Having staged an extremely successful home fixture against Southend, with 1,000 fans in attendance, manager Chris Beech spoke this week about the frustration of going back to fixtures being played behind closed doors.
“It’s frustrating because having fans here inspires you, whether you’re running, doing a marathon, riding a bike, whatever you do, it’s support that helps you along,” he said. “That’s what support is.
“The fans aren’t here so we have to support each other and create our own energy. It’s a big miss, but that’s the same for everybody, the opposition included.
“It’s an obvious miss for the fans as well because they put their new strips on to come to watch the Southend game and it was a brilliant day for us all, on and off the pitch.
“The players know that this is a game of local interest. The players are excited for any game, but this one has more value to the area, of course it does. We just want to represent what we’re trying to achieve, which is working hard, having good technique, scoring goals and keeping clean sheets.
“We’ve conceded one goal in two games, which is much better in terms of the facts, but I want us to be scoring a few more goals.”
Looking back at the last home game, he told us: “Personally, which is obviously removing it from any sort of governance, I’d say it was a complete success and it’s a shame that we can’t do that again, or grow it and have more in.
“After our experiment, that was when the virus seemed to raise its ugly head again, so the government have put all sorts of new conditions out in different areas, and we’re all struggling to work out what they all actually mean.

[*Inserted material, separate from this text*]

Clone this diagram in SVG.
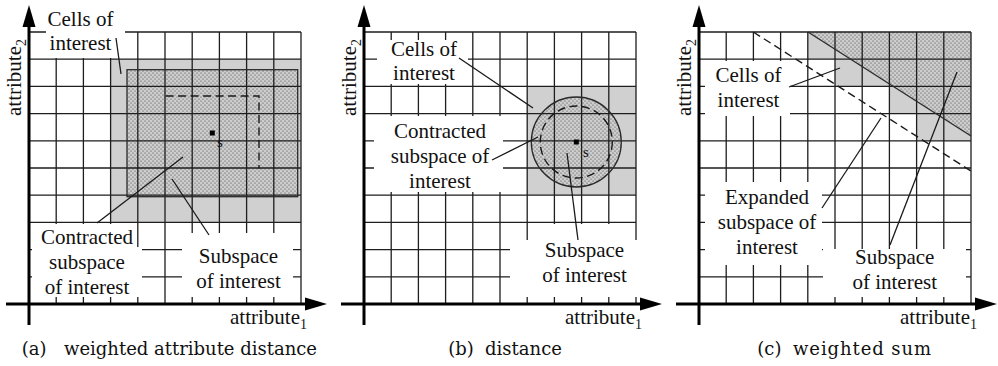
<svg xmlns="http://www.w3.org/2000/svg" xmlns:xlink="http://www.w3.org/1999/xlink" width="998" height="366" viewBox="0 0 998 366">
<style>
.grid{fill:none;stroke:#1e1e1e;stroke-width:1.3}
.axis{fill:none;stroke:#000;stroke-width:3}
.head{fill:#000}
.gray{fill:#d0d0d0}
.dot{fill:url(#dots)}
.edge{fill:none;stroke:#2a2a2a;stroke-width:1.3}
.dash{fill:none;stroke:#1a1a1a;stroke-width:1.4;stroke-dasharray:8 4.5}
.mask{fill:#fff}
.lead{fill:none;stroke:#1a1a1a;stroke-width:1.3}
.lbl{font-family:'Liberation Serif','Times New Roman',serif;font-size:21px;fill:#111;text-anchor:middle}
.ax{font-family:'Liberation Serif','Times New Roman',serif;font-size:21px;fill:#111}
.sub{font-size:14px}
.s{font-family:'Liberation Serif','Times New Roman',serif;font-size:15px;fill:#111}
.cap{font-family:'DejaVu Serif',serif;font-size:18px;fill:#111}
</style>
<defs>
<pattern id="dots" width="4" height="4" patternUnits="userSpaceOnUse">
<rect width="4" height="4" fill="#cdcdcd"/>
<circle cx="1" cy="1" r="0.6" fill="#3a3a3a"/>
<circle cx="3" cy="3" r="0.6" fill="#3a3a3a"/>
</pattern>
<path id="grid" class="grid" d="M27.2 -272V0M54.4 -272V0M81.6 -272V0M108.8 -272V0M136 -272V0M163.2 -272V0M190.4 -272V0M217.6 -272V0M244.8 -272V0M272 -272V0M0 -27.2H272M0 -54.4H272M0 -81.6H272M0 -108.8H272M0 -136H272M0 -163.2H272M0 -190.4H272M0 -217.6H272M0 -244.8H272M0 -272H272"/>
<g id="axes">
<path class="axis" d="M0 21V-277M-23 0H277"/>
<path class="head" d="M0 -299L-6.5 -277L6.5 -277Z"/>
<path class="head" d="M298 0L276 -6.5L276 6.5Z"/>
</g>
</defs>
<rect width="998" height="366" fill="#fff"/>

<!-- Panel (a) -->
<g id="panel-a">
<g id="a-cells-of-interest"><rect class="gray" x="110.6" y="59.2" width="190.4" height="163.2"/></g>
<g id="a-subspace"><rect class="dot" x="127" y="69.7" width="170.7" height="127"/></g>
<use xlink:href="#grid" href="#grid" transform="translate(29,304)"/>
<g id="a-masks">
<rect class="mask" x="46" y="6" width="79" height="52"/>
<rect class="mask" x="32" y="224" width="104" height="23"/>
<rect class="mask" x="32" y="247" width="110" height="50"/>
<rect class="mask" x="182" y="233" width="111" height="64"/>
</g>
<rect class="edge" x="127" y="69.7" width="170.7" height="127"/>
<g id="a-contracted"><path class="dash" d="M165.6 96H259V168.4"/></g>
<g id="a-point"><rect x="209.8" y="130.5" width="5" height="5" fill="#000"/><text class="s" x="217" y="147">s</text></g>
<use xlink:href="#axes" href="#axes" transform="translate(29,304)"/>
<g id="a-label-cells"><text class="lbl" x="80.5" y="26">Cells of</text><text class="lbl" x="80.5" y="50">interest</text></g>
<g id="a-label-contracted"><text class="lbl" x="87" y="244">Contracted</text><text class="lbl" x="87" y="269">subspace</text><text class="lbl" x="87" y="294">of interest</text></g>
<g id="a-label-subspace"><text class="lbl" x="238.5" y="263">Subspace</text><text class="lbl" x="238.5" y="288">of interest</text></g>
<g id="a-axis-labels"><text class="ax" x="230" y="324">attribute<tspan class="sub" dy="5">1</tspan></text>
<text class="ax" transform="translate(21,116) rotate(-90)">attribute<tspan class="sub" dy="5">2</tspan></text></g>
<text class="cap" x="21.7" y="355">(a)</text><text class="cap" x="64" y="355" textLength="253">weighted attribute distance</text>
</g>

<!-- Panel (b) -->
<g id="panel-b">
<g id="b-cells-of-interest"><rect class="gray" x="527.2" y="86.4" width="108.8" height="108.8"/></g>
<g id="b-subspace"><circle class="dot" cx="576.3" cy="142" r="45"/></g>
<use xlink:href="#grid" href="#grid" transform="translate(364,304)"/>
<g id="b-masks">
<rect class="mask" x="377" y="40" width="91" height="44"/>
<rect class="mask" x="374" y="116" width="129" height="76"/>
<rect class="mask" x="529" y="224" width="105" height="16"/>
<rect class="mask" x="510" y="240" width="130" height="57"/>
</g>
<circle class="edge" cx="576.3" cy="142" r="45"/>
<g id="b-contracted"><circle class="dash" cx="576.3" cy="142" r="36"/></g>
<g id="b-point"><rect x="573.8" y="139.5" width="5" height="5" fill="#000"/><text class="s" x="583" y="157">s</text></g>
<use xlink:href="#axes" href="#axes" transform="translate(364,304)"/>
<g id="b-label-cells"><text class="lbl" x="424" y="56">Cells of</text><text class="lbl" x="424" y="80">interest</text></g>
<g id="b-label-contracted"><text class="lbl" x="440" y="138">Contracted</text><text class="lbl" x="440" y="163">subspace of</text><text class="lbl" x="440" y="188">interest</text></g>
<g id="b-label-subspace"><text class="lbl" x="584.5" y="257">Subspace</text><text class="lbl" x="584.5" y="282">of interest</text></g>
<g id="b-axis-labels"><text class="ax" x="565" y="324">attribute<tspan class="sub" dy="5">1</tspan></text>
<text class="ax" transform="translate(356,116) rotate(-90)">attribute<tspan class="sub" dy="5">2</tspan></text></g>
<text class="cap" x="448.3" y="355">(b)</text><text class="cap" x="485" y="355" textLength="77">distance</text>
</g>

<!-- Panel (c) -->
<g id="panel-c">
<g id="c-cells-of-interest"><path class="gray" d="M807.8 32H971V140.8H916.6V113.6H889.4V86.4H835V59.2H807.8Z"/></g>
<g id="c-subspace"><path class="dot" d="M808 32H971V136Z"/></g>
<use xlink:href="#grid" href="#grid" transform="translate(699,304)"/>
<g id="c-masks">
<rect class="mask" x="705" y="61" width="85" height="55"/>
<rect class="mask" x="705" y="182" width="117" height="83"/>
<rect class="mask" x="823" y="249" width="143" height="48"/>
</g>
<path class="edge" d="M808 32L971 136"/>
<g id="c-expanded"><path class="dash" d="M753.3 32L971 171"/></g>
<use xlink:href="#axes" href="#axes" transform="translate(699,304)"/>
<g id="c-label-cells"><text class="lbl" x="748.5" y="82">Cells of</text><text class="lbl" x="748.5" y="107">interest</text></g>
<g id="c-label-expanded"><text class="lbl" x="767" y="204">Expanded</text><text class="lbl" x="767" y="229">subspace of</text><text class="lbl" x="767" y="253.5">interest</text></g>
<g id="c-label-subspace"><text class="lbl" x="894.7" y="264">Subspace</text><text class="lbl" x="894.7" y="288.5">of interest</text></g>
<g id="c-axis-labels"><text class="ax" x="900" y="324">attribute<tspan class="sub" dy="5">1</tspan></text>
<text class="ax" transform="translate(691,116) rotate(-90)">attribute<tspan class="sub" dy="5">2</tspan></text></g>
<text class="cap" x="757.3" y="355">(c)</text><text class="cap" x="793" y="355" textLength="138">weighted sum</text>
</g>

<g id="connectors">
<path class="lead" d="M116 38L121 74"/>
<path class="lead" d="M97 223L183 157"/>
<path class="lead" d="M172 179L209 235"/>
<path class="lead" d="M459 58L533 108"/>
<path class="lead" d="M492 160L538 137"/>
<path class="lead" d="M567 153L578 240"/>
<path class="lead" d="M789 87L840 68"/>
<path class="lead" d="M822 208L881 118"/>
<path class="lead" d="M957 72L890 245"/>
</g>
</svg>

“In terms of football, I can’t wait to get the fans back, but until we get to that stage we need to look after the points and grow them.

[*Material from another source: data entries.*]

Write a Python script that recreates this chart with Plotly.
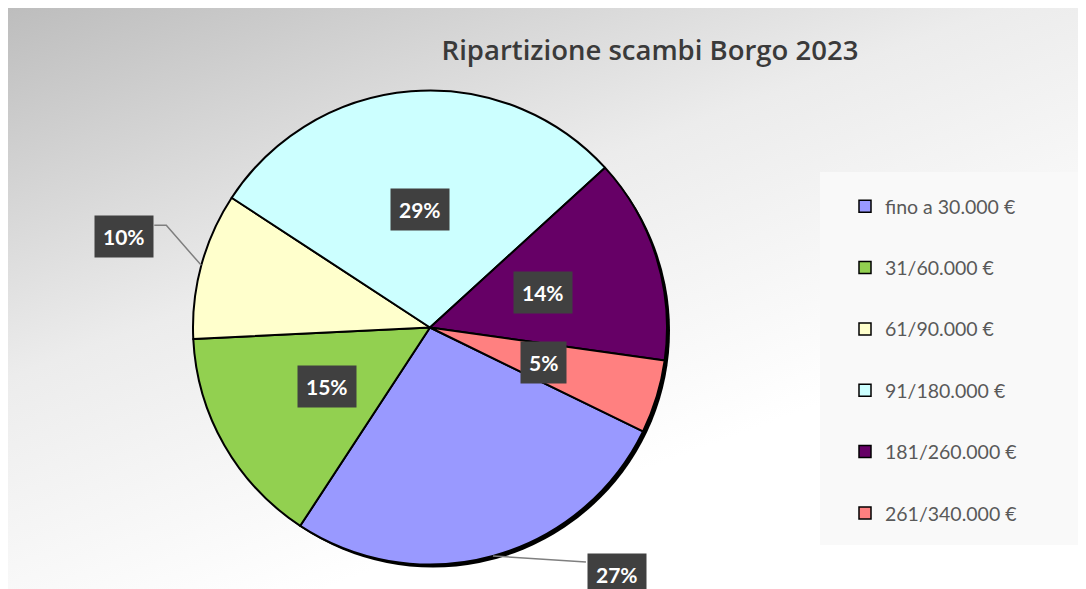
import math, base64
import plotly.graph_objects as go

categories = ["fino a 30.000 €", "31/60.000 €", "61/90.000 €", "91/180.000 €", "181/260.000 €", "261/340.000 €"]
values = [27, 15, 10, 29, 14, 5]
colors = ["#9999FF", "#92D050", "#FFFFCC", "#CCFFFF", "#660066", "#FF8080"]
title_text = "Ripartizione scambi Borgo 2023"

W, H = 1086, 589
OFF = 8  # page body margin; layout coordinates below are given in screen pixels
CX, CY, R = 430, 327.5, 237
ROT = 116  # degrees clockwise from 12 o'clock where the first slice starts
FONT = "Lato, Open Sans, sans-serif"

def px(x):
    return (x - OFF) / W

def py(y):
    return 1 - (y - OFF) / H

fig = go.Figure()

# gradient background image
svg = f'''<svg xmlns="http://www.w3.org/2000/svg" width="{W}" height="{H}">
<defs><linearGradient id="g" x1="0" y1="0" x2="0.65" y2="0.95">
<stop offset="0" stop-color="#bdbdbd"/><stop offset="0.45" stop-color="#ececec"/><stop offset="0.85" stop-color="#ffffff"/>
</linearGradient></defs><rect width="{W}" height="{H}" fill="url(#g)"/></svg>'''
src = "data:image/svg+xml;base64," + base64.b64encode(svg.encode()).decode()
fig.add_layout_image(source=src, xref="paper", yref="paper", x=0, y=1,
                     sizex=1, sizey=1, xanchor="left", yanchor="top",
                     sizing="stretch", layer="below")

# soft shadow behind the pie
fig.add_shape(type="circle", xref="paper", yref="paper",
              x0=px(CX - R + 3), x1=px(CX + R + 3), y0=py(CY + R + 3), y1=py(CY - R + 3),
              fillcolor="#000000", line=dict(width=0), layer="below")

fig.add_trace(go.Pie(
    labels=categories, values=values, sort=False, direction="clockwise", rotation=ROT,
    marker=dict(colors=colors, line=dict(color="#000000", width=2)),
    textinfo="none", hoverinfo="label+percent", showlegend=False,
    domain=dict(x=[px(CX - R), px(CX + R)], y=[py(CY + R), py(CY - R)]),
))

# legend via dummy traces so each entry gets its own vertical spacing
for i, (c, col) in enumerate(zip(categories, colors)):
    fig.add_trace(go.Scatter(x=[None], y=[None], mode="markers", name=c, legendgroup=f"g{i}",
                             marker=dict(symbol="square", size=12, color=col,
                                         line=dict(color="#000000", width=1.5))))

# data labels
total = sum(values)
cum = 0
outside_offsets = {2: (-77, -29), 0: (124, 19)}
for i, v in enumerate(values):
    mid = ROT + 360 * (cum + v / 2) / total
    cum += v
    a = math.radians(mid)
    label = f"{round(100 * v / total)}%"
    if i in outside_offsets:
        ex, ey = CX + R * math.sin(a), CY - R * math.cos(a)
        dx, dy = outside_offsets[i]
        lx, ly = ex + dx, ey + dy
        if dx < 0:
            path = (f"M {px(ex)} {py(ey)} L {px(lx + 42)} {py(ly - 11)} "
                    f"L {px(lx + 30)} {py(ly - 11)}")
        else:
            path = f"M {px(ex)} {py(ey)} L {px(lx - 31)} {py(ly - 13)}"
        fig.add_shape(type="path", xref="paper", yref="paper", path=path,
                      line=dict(color="#7f7f7f", width=1.5))
    else:
        rr = 0.5 * R
        lx, ly = CX + rr * math.sin(a), CY - rr * math.cos(a)
    fig.add_annotation(x=px(lx), y=py(ly), xref="paper", yref="paper", text=f"<b>{label}</b>",
                       xanchor="center", yanchor="middle",
                       showarrow=False, bgcolor="#404040", borderpad=8,
                       font=dict(family=FONT, size=21, color="#ffffff"))

# legend panel
fig.add_shape(type="rect", xref="paper", yref="paper", x0=px(820), x1=px(1080), y0=py(545), y1=py(172),
              fillcolor="#f9f9f9", line=dict(width=0), layer="below")

fig.update_layout(
    width=W, height=H, margin=dict(l=0, r=0, t=0, b=0),
    paper_bgcolor="#ffffff", plot_bgcolor="rgba(0,0,0,0)",
    title=dict(text=title_text, x=px(650), y=py(50), xanchor="center", yanchor="middle",
               font=dict(family="Open Sans, sans-serif", size=27.5, weight=600, color="#3a3a3a")),
    xaxis=dict(visible=False), yaxis=dict(visible=False),
    legend=dict(x=px(845), y=py(187), xanchor="left", yanchor="top", bgcolor="rgba(0,0,0,0)",
                tracegroupgap=33, font=dict(family=FONT, size=19.5, color="#595959")),
)

fig.write_html("out.html")
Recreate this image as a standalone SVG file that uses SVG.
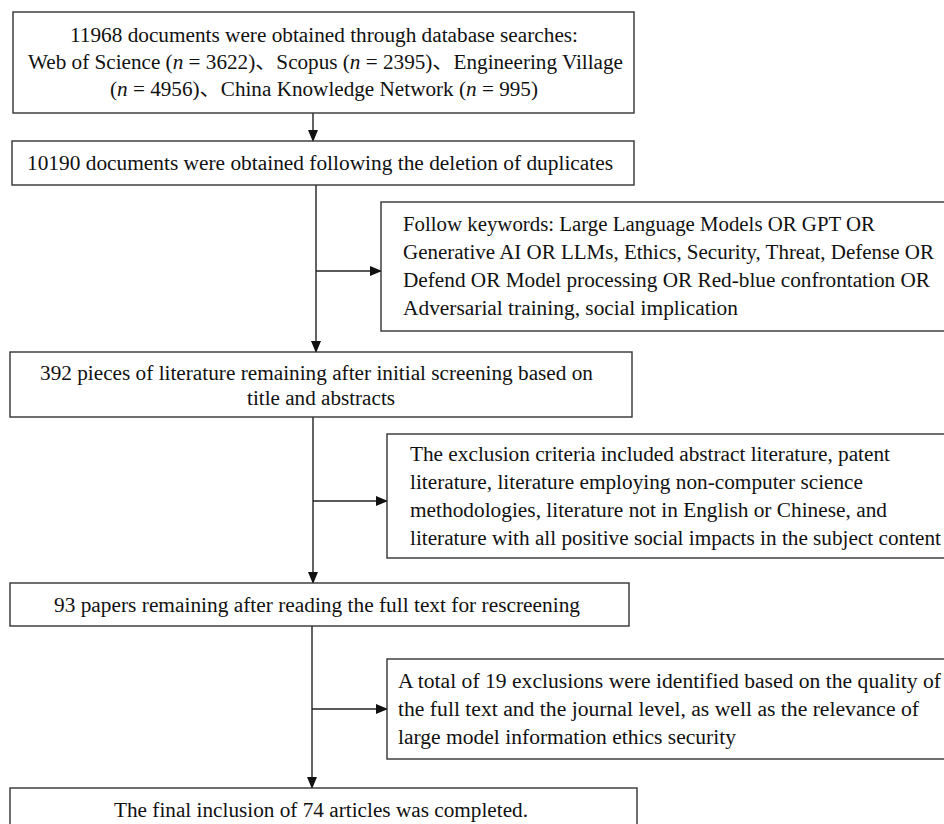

“We have to accept the situation, accept that it’s a definite blow to not have fans in, but it won’t affect us in terms of how to try to approach the game because we know what we need to do.
“In terms of the bigger picture, it’s a blow because the Southend game was a definite success. Football is a sharing game, and we can’t share it with the fans inside the stadium, so it’s a shame.
“As I’ve said before, whatever the situation nationally or within football, it’s about what the players do on the pitch. I can try and prepare them and support them, but it’s about the players. Players pick teams and create cultures in dressing rooms.
“This group of players have a good culture and a good attitude, and we’re growing that as we progress. Relationships are being formed on and off the pitch, and what I’ve been really pleased with in terms of this recruitment is that players are committing to living in the area.
“It’s less temporary, and that’s the way it should be. We haven’t been able to assist with relocation money and things like that, the players have taken that on themselves.
“It doesn’t matter how well you do or don’t do, often as a manager you can manage very well but not get the win, so people don’t think you’re very good, then the next week you could do nothing all week but win, and you’re the best thing since sliced bread.
“We know that, we know it’s all about three points, so we’ve got to make sure we go out and earn that. The players know that.”
And thanks to a CUOSC initiative there will be over 100 supporters in attendance as brand-new cardboard cut-outs are positioned in the stands ahead of kick off.
“I think the cut-outs are a really good idea,” he said. “I saw the ones of Aaron [Hayden] and Nick [Anderton] we got made the other day and they’re really good.
“I almost started talking to one of them because they’re really lifelike! It will be good to have a few faces in the stand and it’s great that the fans want to support us in whatever way they can.”